California Governor Arnold Schwarzenegger severely damaged his already questionable reputation by shortening the sentence of the son of a political ally serving time for the brutal murder of another young man.

Another California murderer is now slated to go free. Our current governor has a chance to enhance his legacy by undoing the recent decision of a 2-member parole board, which authorized the release of former Manson Family killer Leslie Van Houten.

The now-66-year-old Van Houten was “numb” after the panel announced its decision following a five-hour hearing at the California Institution for Women in Chino, said her attorney Rich Pfeiffer.

“She’s been ready for this for a long time,” Pfeiffer said outside the prison, adding that those who signed an online petition opposed to her release don’t know the woman she is today.

…..Van Houten, a one-time homecoming princess, participated in the killings of Leno La Bianca and his wife Rosemary a day after other so-called “Manson family” members murdered pregnant actress Sharon Tate and four others in 1969.

The killings were the start of what Manson believed was a coming race war that he dubbed “Helter Skelter” after a Beatles song. Van Houten said the group planned to retreat to the desert and hide in a hole.

The parole board members cited her good behavior and pursuit of higher education while in jail for their leniency in granting parole. However, there are factors that they obviously failed to consider.

For example, the gruesomeness of the crime of stabbing Rosemary Labianca 16 separate time:

Additionally, Van Houten probably had the reasonable expectation that she would participate in butchering Leno and Rosemary Labianca when Manson Family crew arrived at their home in August, 1969. After all, she had to have heard about the carnage that occurred at the home of actress Sharon Tate the night before.

The couple’s daughter, Cory Labianca, is angered at the decision.

“I very much disagree with the ruling,” she said in a rare telephone interview. “We all need to be held responsible for our behavior. The least we can do, for someone who commits a crime against another human being, is to keep them in jail.”

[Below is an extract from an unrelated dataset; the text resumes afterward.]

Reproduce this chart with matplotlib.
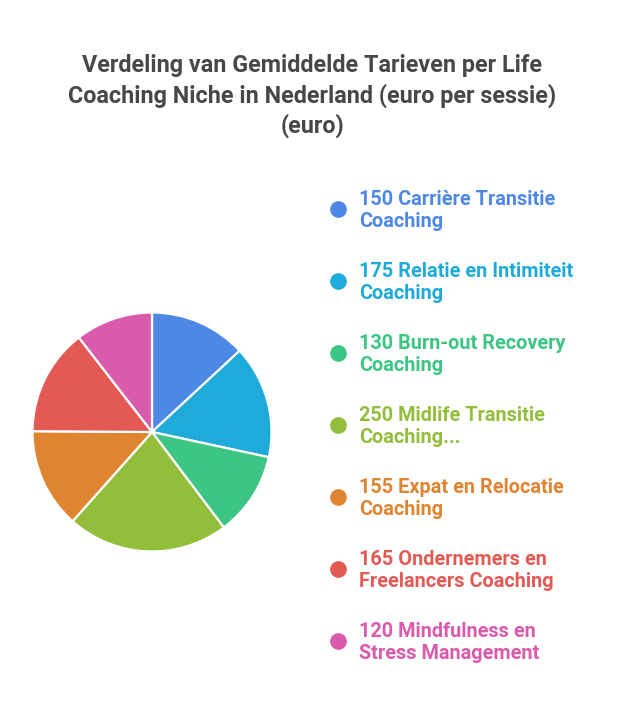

LaBianca did not attend the parole hearing, held at the California Institution for Women in Chino, but her cousin attended. Her son listened via telephone, she said. At one point, she said, he couldn’t bear to hear the detailed account of the slayings.

“He started crying. My son is 41 years old,” LaBianca said. “He stood, crying, and told the [parole] commissioner, ‘I can’t listen to this.’”

Ultimately, Governor Jerry Brown has the final say if Van Houten is to be released. I encourage Californians to contact his office and voice their disapproval of the parole board’s decision.

I hope he just says, “No.” It would be better for his legacy and the Golden State if he did.